Far more significantly, it also surely gives the Gunners the edge in having a more talented and well-rounded line of attacking midfielders providing service to their striker.
Attacking Midfield Options
For all of Tottenham's big spending on attacking players this summer, they have perhaps not quite managed to outstrip Arsenal in terms of regular starting XI quality in this area of the pitch.
It might be some time, of course, before the new recruits settle into a rhythm playing with so many new faces. Far from all of them were available to throw straight in against Arsenal, but a lack of goalscoring chances has been a theme of the start to their season.
Much emphasis will be placed on Christian Eriksen, having signed from Ajax, to provide clear chances on goal from a central attacking midfield area for Spurs. Movement into the penalty area from the likes of Erik Lamela will also be key.
Spurs opted for a 4-2-3-1 system in the North London derby on Sunday, a mirror of Arsenal's own plans, so the possibility for direct comparison is clear.
The likeliest trio of attacking midfielders for Tottenham to field on a regular basis, in a strongest possible attack, would be Nacer Chadli to the left, Lamela to the right and Eriksen in the No. 10 role.
And Arsenal? Last year, they opted for new signing Santi Cazorla in a central role, where he was extremely successful in creating chances and scoring goals himself. An injury this year to Lukas Podolski, though, and the departure of Gervinho, will likely mean he now shifts to the left side, as he has done plenty of times before while in Spain.
Ozil will take his rightful place up centrally, with Theo Walcott continuing on the right.
In terms of pace, creativity and on-the-ball technique, Arsenal have the nod here in this critical area of the pitch. Eriksen may prove a steal at the amount Spurs paid for him, but he is not in the same class as Mesut Ozil.
Cazorla's movement and intelligence will likely see the Spaniard have a bigger impact on the scoresheet now this term, with Ozil in place to find his diagonal runs into the box from wider areas.
One area where Spurs could still have the edge will be in direct goal tallies from this second line of attack. They will hope that Argentine attacker Lamela settles quickly and finds his goalscoring form of last season to ease some of the burden on striker Roberto Soldado.

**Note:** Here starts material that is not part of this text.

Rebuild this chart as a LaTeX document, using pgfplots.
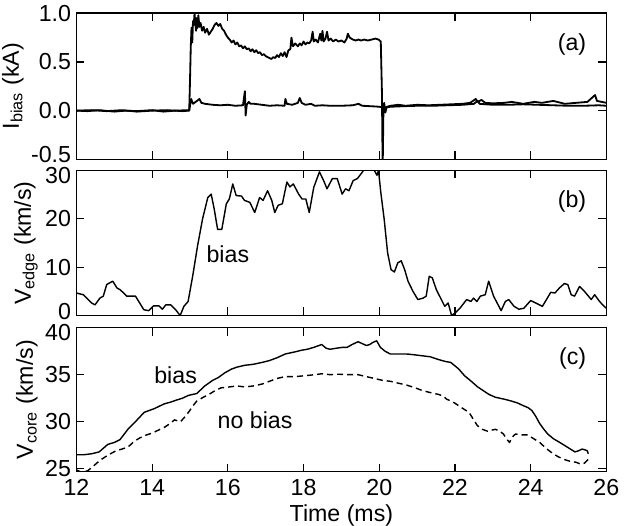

Starting Quality vs. Depth in Numbers
On the left side of that three in particular, Spurs appear to have opted for a number of possible first-team starters without a single standout candidate to play every game.
Andros Townsend, Gylfi Sigurdsson, Aaron Lennon and Lewis Holtby will all battle for places in the attacking midfield line when fit, while Moussa Dembele could also easily be pushed further forward into the No. 10 role.
Arsenal have Tomas Rosicky and Alex Oxlade-Chamberlain to come into those three positions, as well as the injured Podolski and youngster Ryo Miyaichi. Wenger will likely use Jack Wilshere in a deeper role this term rather than bring in more specialised holding central midfielders.
Spurs have the depth to contend with injuries in attacking midfield without a significant drop in quality—but that quality, in this area of the pitch at least, is below that of Arsenal once more.
Spurs' Weaker Position Offset by Defence?
Goals win games, true, but with two out of the first three weeks of Premier League football this season showing a remarkably low number of goals going in, clean sheets and tight defences are also of vital importance.
To that end, Spurs will hope that significant strengthening of the defensive and central midfield areas of their squad—Paulinho and Etienne Capoue will outshine Mathieu Flamini's return to Arsenal—will see them pull back some ground on their rivals.
Will it be enough to see off Arsenal and finally finish above them in the Premier League? Is Spurs' all-round squad good enough to challenge even about fourth place and have loftier ambitions?
The next nine months will reveal many secrets, but one thing that is for certain, which everybody already knows, is that Mesut Ozil is a wonderful addition to the Premier League. Arsenal's side is improved significantly by his signing.